Producer David Cobb—who says with a laugh, “I was the second choice”—spent more than a decade in Los Angeles, where he worked with outlaw progeny Shooter Jennings, old-school Music Row rebel Jamey Johnson and post-mortem Waylon. The ragged fringe suits Cobb, a Georgia boy who’d recently relocated to Nashville.

No stranger to rock, he knew intimacy was going to be the key to Southeastern. “I wanted him to feel exposed. Those songs are so personal, that’s what you want… almost a view into his house when he was writing.

“He came in with these demos that were so endearing and crushing in their intimacy. He was just so calm, even with his marriage about to happen. There was no self-consciousness.”

With his drummer and keyboard player onboard, Cobb lobbied for live vocals as the tracks were going down. “Those vocals are what the band’s reacting to, and it gave the album a seamlessness.”

Cobb pauses, “There was a track on Bridge Over Troubled Water, ‘The Only Living Boy in New York,’ that we were chasing, that feeling. Jason would just walk out there—middle of the day, light a cigarette, get a cup of coffee and nail it. We’d be in the control room going, ‘Jesus, you just melted everybody’s soul.’ … You knew it was that good. And it was like that throughout.”

The only sticking place—ironically—was “Traveling Alone,” inspired by his love for Shires and one of the first written for the project.

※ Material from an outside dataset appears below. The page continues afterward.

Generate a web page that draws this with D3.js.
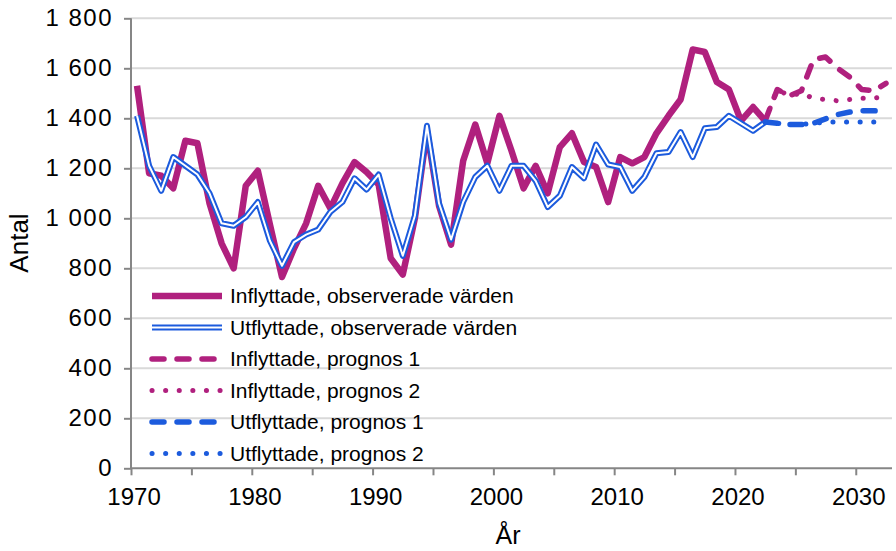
<!DOCTYPE html>
<html>
<head>
<meta charset="utf-8">
<script src="https://cdn.jsdelivr.net/npm/d3@7"></script>
<style>
  body { margin: 0; background: #fff; }
  text { font-family: "Liberation Sans", Arial, sans-serif; fill: #000; }
</style>
</head>
<body>
<script>
"use strict";

const width = 896;
const height = 551;

// observed years 1970-2022, forecast 2022-2032
const obsYears = d3.range(1970, 2023);
const prognosYears = d3.range(2022, 2033);

const inflyttadeObs = [
  1530, 1180, 1170, 1120, 1310, 1300, 1060, 900, 800, 1130,
  1190, 975, 765, 880, 980, 1130, 1040, 1140, 1225, 1185,
  1135, 840, 775, 1000, 1350, 1050, 895, 1230, 1375, 1220,
  1410, 1270, 1120, 1210, 1100, 1285, 1340, 1225, 1205, 1065,
  1245, 1220, 1245, 1340, 1410, 1475, 1675, 1665, 1545, 1515,
  1390, 1445, 1390
];
const utflyttadeObs = [
  1410, 1210, 1110, 1245, 1210, 1175, 1100, 980, 970, 1005,
  1065, 910, 810, 905, 935, 955, 1025, 1065, 1160, 1115,
  1175, 1000, 850, 1010, 1370, 1060, 915, 1065, 1165, 1210,
  1110, 1210, 1210, 1150, 1045, 1090, 1205, 1160, 1295, 1215,
  1205, 1110, 1165, 1260, 1265, 1345, 1245, 1360, 1365, 1410,
  1380, 1350, 1385
];
const inflyttadeP1 = [1390, 1515, 1490, 1510, 1635, 1645, 1600, 1565, 1515, 1510, 1540];
const inflyttadeP2 = [1390, 1515, 1490, 1500, 1480, 1475, 1470, 1475, 1480, 1480, 1488];
const utflyttadeP1 = [1385, 1380, 1375, 1375, 1380, 1398, 1415, 1425, 1430, 1430, 1428];
const utflyttadeP2 = [1385, 1380, 1375, 1375, 1380, 1385, 1385, 1385, 1385, 1385, 1385];

const yTicks = [0, 200, 400, 600, 800, 1000, 1200, 1400, 1600, 1800];
const xLabels = [1970, 1980, 1990, 2000, 2010, 2020, 2030];

const legendLabels = [
  "Inflyttade, observerade värden",
  "Utflyttade, observerade värden",
  "Inflyttade, prognos 1",
  "Inflyttade, prognos 2",
  "Utflyttade, prognos 1",
  "Utflyttade, prognos 2"
];

const purple = "#b0207e";
const blue = "#1c5bdd";

let x = d3.scaleLinear().domain([1969.5, 2032.5]).range([131, 892]);
let y = d3.scaleLinear().domain([0, 1800]).range([468.3, 18.3]);

let svg = d3.select("body").append("svg")
    .attr("width", width)
    .attr("height", height);

// gridlines
svg.append("g").selectAll("line")
    .data(yTicks.slice(1))
    .enter()
    .append("line")
    .attr("x1", 131).attr("x2", 892)
    .attr("y1", d => y(d)).attr("y2", d => y(d))
    .style("stroke", "#d9d9d9")
    .style("stroke-width", 2);

let fmt = d3.formatLocale({ decimal: ",", thousands: " ", grouping: [3], currency: ["", " kr"] }).format(",d");

// y axis
let yAxis = svg.append("g")
    .attr("transform", "translate(131,0)")
    .call(d3.axisLeft(y).tickValues(yTicks).tickFormat(fmt).tickSize(7).tickPadding(11));

// x axis: ticks at category boundaries every 5 years
let xAxis = svg.append("g")
    .attr("transform", "translate(0,468.3)")
    .call(d3.axisBottom(x).tickValues(d3.range(1969.5, 2032, 5)).tickSize(7).tickFormat(""));

svg.append("g").selectAll("text")
    .data(xLabels)
    .enter()
    .append("text")
    .attr("x", d => x(d) - 3)
    .attr("y", 505)
    .attr("text-anchor", "middle")
    .style("font-size", "24px")
    .text(d => d);

[yAxis, xAxis].forEach(g => {
  g.select(".domain").style("stroke", "#868686").style("stroke-width", 2);
  g.selectAll(".tick line").style("stroke", "#868686").style("stroke-width", 2);
});
yAxis.selectAll(".tick text")
    .style("font-size", "24px")
    .style("letter-spacing", "1.5px")
    .style("font-family", "Liberation Sans, Arial, sans-serif")
    .attr("fill", "#000");
yAxis.select(".domain").attr("d", "M0,468.3V18.3");
xAxis.select(".domain").attr("d", "M131,0H892");

// axis titles
svg.append("text")
    .attr("transform", "translate(28,243) rotate(-90)")
    .attr("text-anchor", "middle")
    .style("font-size", "26px")
    .text("Antal");

svg.append("text")
    .attr("x", 508)
    .attr("y", 544)
    .attr("text-anchor", "middle")
    .style("font-size", "25px")
    .text("År");

let line = d3.line()
    .x(d => x(d[0]))
    .y(d => y(d[1]));

const pair = (years, vals) => years.map((yr, i) => [yr, vals[i]]);

// styles for each series, used for both chart and legend
const styles = [
  { color: purple, w: 6.5, dash: null },
  { color: blue, w: 6, dash: null, inner: true },
  { color: purple, w: 5.5, dash: "12,13" },
  { color: purple, w: 5, dash: "0.1,13.5" },
  { color: blue, w: 5.5, dash: "12,13" },
  { color: blue, w: 5, dash: "0.1,13.5" }
];

const seriesData = [
  pair(obsYears, inflyttadeObs),
  pair(obsYears, utflyttadeObs),
  pair(prognosYears, inflyttadeP1),
  pair(prognosYears, inflyttadeP2),
  pair(prognosYears, utflyttadeP1),
  pair(prognosYears, utflyttadeP2)
];

function drawPath(g, d, s) {
  let p = g.append("path")
      .attr("d", d)
      .style("fill", "none")
      .style("stroke", s.color)
      .style("stroke-width", s.w)
      .style("stroke-linejoin", "round")
      .style("stroke-linecap", s.dash ? "round" : "butt");
  if (s.dash) p.style("stroke-dasharray", s.dash);
  if (s.inner) {
    g.append("path")
        .attr("d", d)
        .style("fill", "none")
        .style("stroke", "#fff")
        .style("stroke-width", 2)
        .style("stroke-linejoin", "round");
  }
}

let plot = svg.append("g");
seriesData.forEach((data, i) => drawPath(plot, line(data), styles[i]));

// legend
let legend = svg.append("g");
legendLabels.forEach((lab, i) => {
  let ly = 296 + i * 31.5;
  drawPath(legend, "M152," + ly + "H222", styles[i]);
  legend.append("text")
      .attr("x", 230)
      .attr("y", ly)
      .attr("dy", "0.35em")
      .style("font-size", "21px")
      .text(lab);
});
</script>
</body>
</html>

Cobb remembers they’d tried a few times, but it never clicked. “The energy in the room changed as soon as she walked in,” Cobb says. “We needed her to complete the picture of it.”

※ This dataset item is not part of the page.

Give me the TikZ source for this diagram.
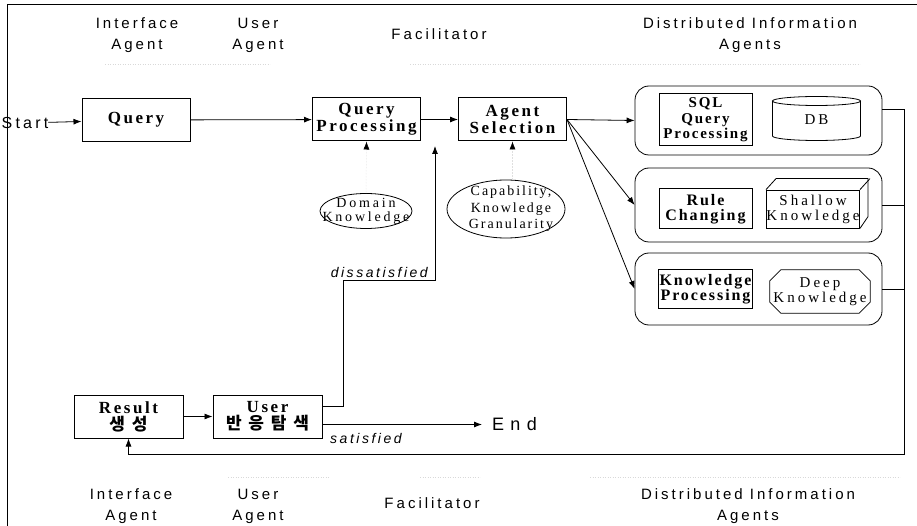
\documentclass[tikz,border=0pt]{standalone}
\usepackage{fontspec}
\setmainfont{Liberation Serif}
\setsansfont{Liberation Sans}
\newfontfamily\hdrfont{Liberation Sans}[LetterSpace=20]
\newfontfamily\endfont{Liberation Sans}[LetterSpace=35]
\newfontfamily\notefont{Liberation Sans}[LetterSpace=18]
\newfontfamily\boxfont{Liberation Serif}[LetterSpace=15]
\newfontfamily\inboxfont{Liberation Serif}[LetterSpace=12]
\newfontfamily\knfont{Liberation Serif}[LetterSpace=20]
\newfontfamily\capfont{Liberation Serif}[LetterSpace=14]
\newfontfamily\krfont{Noto Sans CJK KR}[LetterSpace=40]
\usetikzlibrary{arrows.meta,shapes.geometric}

\begin{document}
\begin{tikzpicture}[x=1pt,y=-1pt,
  lbl/.style={font=\hdrfont\fontsize{15}{21}\selectfont, align=center, inner sep=0pt},
  box/.style={draw, line width=1pt, minimum width=108pt, minimum height=43pt,
    align=center, inner sep=1pt, font=\boxfont\bfseries\fontsize{17}{17}\selectfont},
  inbox/.style={box, minimum width=93pt, font=\inboxfont\bfseries\fontsize{16}{15}\selectfont},
  group/.style={draw, line width=0.8pt, rounded corners=14pt, minimum width=247pt, inner sep=0pt},
  store/.style={align=center, inner sep=0pt, font=\knfont\fontsize{15}{15}\selectfont},
  oval/.style={draw, line width=0.8pt, ellipse, inner sep=0pt},
  link/.style={line width=0.8pt},
  flow/.style={line width=0.8pt, -{Latex[length=8pt,width=6pt]}},
  hint/.style={line width=0.5pt, densely dotted, draw=gray!25, -{Latex[length=8pt,width=6pt,color=black]}},
  guide/.style={line width=0.5pt, dotted, draw=gray!30},
  note/.style={font=\notefont\itshape\fontsize{14}{16}\selectfont, inner sep=0pt}
]
\useasboundingbox (0,0) rectangle (917,526);

% frame
\draw[link] (917,4) -- (7,4) -- (7,526);

% column headings
\node[lbl] (hIA) at (137,35) {Interface\\Agent};
\node[lbl] (hUA) at (258,35) {User\\Agent};
\node[lbl] (hF)  at (439,34) {Facilitator};
\node[lbl] (hD)  at (750,35) {Distributed Information\\Agents};
\draw[guide] (105,64) -- (270,64);
\draw[guide] (410,64) -- (860,64);

% column footers
\node[lbl] (fIA) at (131,506) {Interface\\Agent};
\node[lbl] (fUA) at (258,506) {User\\Agent};
\node[lbl] (fF)  at (432,503) {Facilitator};
\node[lbl] (fD)  at (748,506) {Distributed Information\\Agents};
\draw[guide] (228,477) -- (330,477);
\draw[guide] (420,477) -- (480,477);
\draw[guide] (590,477) -- (900,477);

% main flow
\node[font=\hdrfont\fontsize{16}{17}\selectfont, inner sep=0pt] (start) at (25,123) {Start};
\node[box] (query) at (136,120) {Query};
\node[box] (qp) at (366.5,119.5) {Query\\Processing};
\node[box] (as) at (512.5,119.5) {Agent\\Selection};

% knowledge sources of the facilitator
\node[oval, minimum width=92pt, minimum height=35pt] (dom) at (366,211) {};
\node[store, font=\knfont\fontsize{14}{14}\selectfont] (domtxt) at (dom.center) {Domain\\Knowledge};
\node[oval, minimum width=118pt, minimum height=58pt] (cap) at (506,209) {};
\node[store, font=\capfont\fontsize{14}{16.5}\selectfont] (captxt) at (511,209) {Capability,\\Knowledge\\Granularity};

% distributed information agents
\node[group, minimum height=69pt] (g1) at (758.5,120.5) {};
\node[group, minimum height=74pt] (g2) at (758.5,205) {};
\node[group, minimum height=72pt] (g3) at (758.5,289) {};

\node[inbox, minimum height=52pt, font=\inboxfont\bfseries\fontsize{15}{15.5}\selectfont] (sql) at (705.5,120) {SQL\\Query\\Processing};
\node[store] (db) at (816.5,120) {DB};
\draw[link] (772.5,101) -- (772.5,136) arc[start angle=180, end angle=360, x radius=44pt, y radius=4.5pt]
  -- (860.5,101);
\draw[link] (816.5,101) ellipse [x radius=44pt, y radius=4.5pt];

\node[inbox, minimum height=40pt] (rule) at (705.5,209) {Rule\\Changing};
\node[store, draw, line width=0.8pt, minimum width=92pt, minimum height=38pt] (shallow) at (813,209) {Shallow\\Knowledge};
\draw[link] (shallow.north west) -- ++(10,-11) -- ++(92,0) -- ++(0,38) -- (shallow.south east);
\draw[link] (shallow.north east) -- ++(10,-11);

\node[inbox, minimum height=39pt] (kp) at (705.5,289) {Knowledge\\Processing};
\node[store, minimum width=100pt, minimum height=43pt] (deep) at (820,291.5) {Deep\\Knowledge};
\draw[link] ([xshift=11pt]deep.north west) -- ([xshift=-11pt]deep.north east)
  -- ([yshift=-11pt]deep.north east) -- ([yshift=11pt]deep.south east)
  -- ([xshift=-11pt]deep.south east) -- ([xshift=11pt]deep.south west)
  -- ([yshift=11pt]deep.south west) -- ([yshift=-11pt]deep.north west) -- cycle;

% interface and user agents
\node[box, minimum width=109pt] (res) at (128.5,416.5) {Result\\{\krfont 생성}};
\node[box, minimum width=109pt] (user) at (267.5,416.5) {User\\{\krfont 반응탐색}};
\node[font=\endfont\fontsize{18}{20}\selectfont, inner sep=0pt, anchor=west] (end) at (492,424.5) {End};

% connectors
\draw[flow] (start) -- (query);
\draw[flow] (query) -- (qp);
\draw[flow] (qp) -- (as);
\draw[flow] (as.east) -- (g1.west);
\draw[flow] (as.east) -- (g2.west);
\draw[flow] (as.east) -- (g3.west);
\draw[hint] (dom.north) -- (qp.south);
\draw[hint] (as.south |- cap.north) -- (as.south);

\coordinate (rtop) at (904,109.5);
\coordinate (rbot) at (904,454);
\draw[flow] ([yshift=11pt]g1.east) -- (rtop) -- (rbot) -| (res.south);
\draw[link] (g2.east) -- (g2.east -| rtop);
\draw[link] (g3.east) -- (g3.east -| rtop);

\draw[flow] (res) -- (user);
\coordinate (dturn) at (343,280);
\coordinate (dtip) at (435,146);
\draw[flow] ([yshift=10pt]user.east) -| (dturn) -| (dtip);
\node[note, anchor=base east] (dis) at (428,277) {dissatisfied};
\draw[flow] ([yshift=-8pt]user.east) -- ([xshift=-10pt]end.west |- 0,424.5);
\node[note, anchor=base west] (sat) at (330,443) {satisfied};
\end{tikzpicture}
\end{document}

Shires is almost school-girl giddy talking about that time. Admitting, “I sometimes live in a fantasy world,” she and Isbell had spent the morning with Todd Snider, who would officiate their wedding the following day, working out the service and their vows.

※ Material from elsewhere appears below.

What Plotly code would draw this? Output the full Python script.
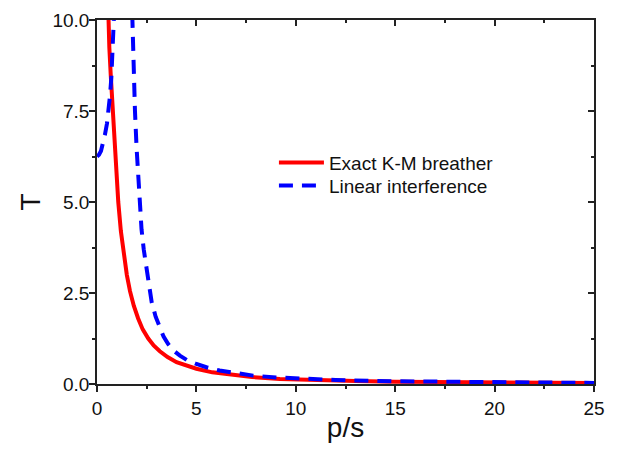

Though the last song to be recorded, “Traveling Alone” in many ways had been a talisman of their fledgling relationship. “When he moved into the house we’re living in, he came in with a verse and a chorus,” she says. “Even before there was furniture and we were still sleeping on a palette, that song was there… and we started playing it out on the road. But in the studio, it really opened up. The first time you hear a whole band play it, a song becomes something else—and that one surely did.”

Shires’ violin laces mournfully through the confession of how hard the road can be, the melody rising as the singer finds a deeper reason for living. When her vocal meets his, it isn’t merely vocal alchemy, but an enduring pledge.

“There was 10 percent of him I was completely in love with,” Shires says of how she stayed with a man Patterson Hood once described saying, “Some people get drunk and become kind of sweet. Jason wasn’t one of those people.”

Her faith (and as Isbell says “our tastes are very, very similar—books, movies, music—and that’s hard to come by”) staked a claim big enough to survive the shifting. His songs show a man who recognizes the power of the love he’s encountered, and it tempers what’s emerged as his masterwork.

“Chuck Close said, ‘Inspiration is for amateurs. The rest of us show up and go to work,’” Isbell says, then draws closer. “You know, there’s no one rule for love. It amazes me how all these thousands of years later, we’re putting people in space, but we still can’t figure out how to get this relationship stuff right.”

He laughs a bashful laugh. This time, love means something to him. These songs emerged from getting truthful, facing past and letting go, but also finding peace, accepting his humanity and tumbling head first into the kind of love people dream of.

“Falling in love is way scarier than anything,” he concedes. “Way scarier than getting sober. If the sober thing doesn’t work out, you know where the bar is. Jack Lemmon is right: No matter how curmudgeonly or leathery your heart is, love can turn you around. It makes everything new and fresh and exciting.”

Just as the treacle starts hurting the teeth, Cobb acknowledges the obvious. “It’s like grade school, such a beautiful thing [to watch them]. It’s so innocent, just her way of making him feel. They text each other: ‘Do you like me?’ and ‘Will you hold my hand?’ It’s sweet.

“We captured what was happening in the moment,” he adds. “You couldn’t get more immediate or true than this. They recorded ‘Traveling Alone,’ went home and got up the next day and got married.”